> **What is being asked**
Once the pictures are set aside, transcribe the remaining data exactly.

> **Recorded information**
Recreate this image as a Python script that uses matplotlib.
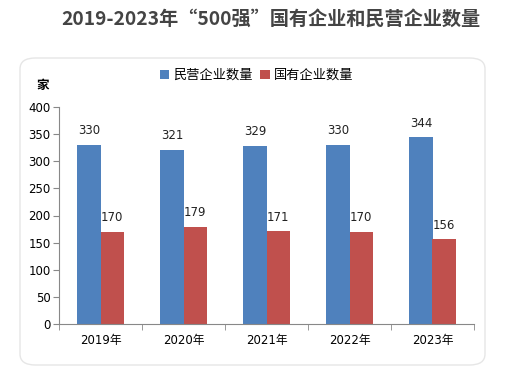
import numpy as np
import matplotlib.pyplot as plt
from matplotlib.patches import FancyBboxPatch

plt.rcParams['font.family'] = ['DejaVu Sans', 'Noto Sans CJK SC']

years = ['2019年', '2020年', '2021年', '2022年', '2023年']
private = [330, 321, 329, 330, 344]
state = [170, 179, 171, 170, 156]

blue = '#4F81BD'
red = '#C0504D'

fig = plt.figure(figsize=(5.14, 3.66), dpi=100)
W, H = 514, 366

# rounded panel behind the chart
box = FancyBboxPatch((20/W, 1-365/H), 465/W, 307/H,
                     boxstyle='round,pad=0,rounding_size=0.03',
                     transform=fig.transFigure, fc='white', ec='#e6e6e6', lw=1,
                     zorder=-1)
fig.patches.append(box)

fig.text(271/W, 1-19/H, '2019-2023年“500强”国有企业和民营企业数量',
         ha='center', va='center', fontsize=13.8, fontweight='bold',
         color='#444444', family=['Noto Sans CJK SC', 'DejaVu Sans'])

ax = fig.add_axes([59/W, 1-324/H, 415/W, 217/H])
ax.patch.set_alpha(0)
x = np.arange(len(years))
bw = 0.28
b1 = ax.bar(x - bw/2, private, bw, color=blue, label='民营企业数量')
b2 = ax.bar(x + bw/2, state, bw, color=red, label='国有企业数量')
for bars in (b1, b2):
    for r in bars:
        ax.annotate(str(int(r.get_height())), (r.get_x() + r.get_width()/2, r.get_height()),
                    xytext=(0, 5.5), textcoords='offset points', ha='center', va='bottom',
                    fontsize=8.5, color='#222222')

ax.set_xlim(-0.5, 4.5)
ax.set_ylim(0, 400)
ax.set_yticks(range(0, 401, 50))
ax.set_xticks(x)
ax.set_xticklabels(years)
ax.set_xticks(np.arange(-0.5, 5, 1), minor=True)
ax.tick_params(axis='x', which='major', length=0, pad=7, labelsize=8.5)
ax.tick_params(axis='x', which='minor', length=4, color='#888888')
ax.tick_params(axis='y', length=4, color='#888888', labelsize=8.5, pad=2)
for s in ('top', 'right'):
    ax.spines[s].set_visible(False)
for s in ('left', 'bottom'):
    ax.spines[s].set_color('#888888')

ax.text(-0.04, 1.10, '家', transform=ax.transAxes, fontsize=9, fontweight='bold',
        ha='center', va='center')

ax.legend(loc='center', bbox_to_anchor=(0.476, 1.145), ncol=2, frameon=False,
          fontsize=9.5, handlelength=0.7, handleheight=0.7, handletextpad=0.3,
          columnspacing=0.6, borderaxespad=0)

fig.savefig('out.png', dpi=100)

> **Final result**
Recreate this image as a Python script that uses matplotlib.
import numpy as np
import matplotlib.pyplot as plt
from matplotlib.patches import FancyBboxPatch

plt.rcParams['font.family'] = ['DejaVu Sans', 'Noto Sans CJK SC']

years = ['2019年', '2020年', '2021年', '2022年', '2023年']
private = [330, 321, 329, 330, 344]
state = [170, 179, 171, 170, 156]

blue = '#4F81BD'
red = '#C0504D'

fig = plt.figure(figsize=(5.14, 3.66), dpi=100)
W, H = 514, 366

# rounded panel behind the chart
box = FancyBboxPatch((20/W, 1-365/H), 465/W, 307/H,
                     boxstyle='round,pad=0,rounding_size=0.03',
                     transform=fig.transFigure, fc='white', ec='#e6e6e6', lw=1,
                     zorder=-1)
fig.patches.append(box)

fig.text(271/W, 1-19/H, '2019-2023年“500强”国有企业和民营企业数量',
         ha='center', va='center', fontsize=13.8, fontweight='bold',
         color='#444444', family=['Noto Sans CJK SC', 'DejaVu Sans'])

ax = fig.add_axes([59/W, 1-324/H, 415/W, 217/H])
ax.patch.set_alpha(0)
x = np.arange(len(years))
bw = 0.28
b1 = ax.bar(x - bw/2, private, bw, color=blue, label='民营企业数量')
b2 = ax.bar(x + bw/2, state, bw, color=red, label='国有企业数量')
for bars in (b1, b2):
    for r in bars:
        ax.annotate(str(int(r.get_height())), (r.get_x() + r.get_width()/2, r.get_height()),
                    xytext=(0, 5.5), textcoords='offset points', ha='center', va='bottom',
                    fontsize=8.5, color='#222222')

ax.set_xlim(-0.5, 4.5)
ax.set_ylim(0, 400)
ax.set_yticks(range(0, 401, 50))
ax.set_xticks(x)
ax.set_xticklabels(years)
ax.set_xticks(np.arange(-0.5, 5, 1), minor=True)
ax.tick_params(axis='x', which='major', length=0, pad=7, labelsize=8.5)
ax.tick_params(axis='x', which='minor', length=4, color='#888888')
ax.tick_params(axis='y', length=4, color='#888888', labelsize=8.5, pad=2)
for s in ('top', 'right'):
    ax.spines[s].set_visible(False)
for s in ('left', 'bottom'):
    ax.spines[s].set_color('#888888')

ax.text(-0.04, 1.10, '家', transform=ax.transAxes, fontsize=9, fontweight='bold',
        ha='center', va='center')

ax.legend(loc='center', bbox_to_anchor=(0.476, 1.145), ncol=2, frameon=False,
          fontsize=9.5, handlelength=0.7, handleheight=0.7, handletextpad=0.3,
          columnspacing=0.6, borderaxespad=0)

fig.savefig('out.png', dpi=100)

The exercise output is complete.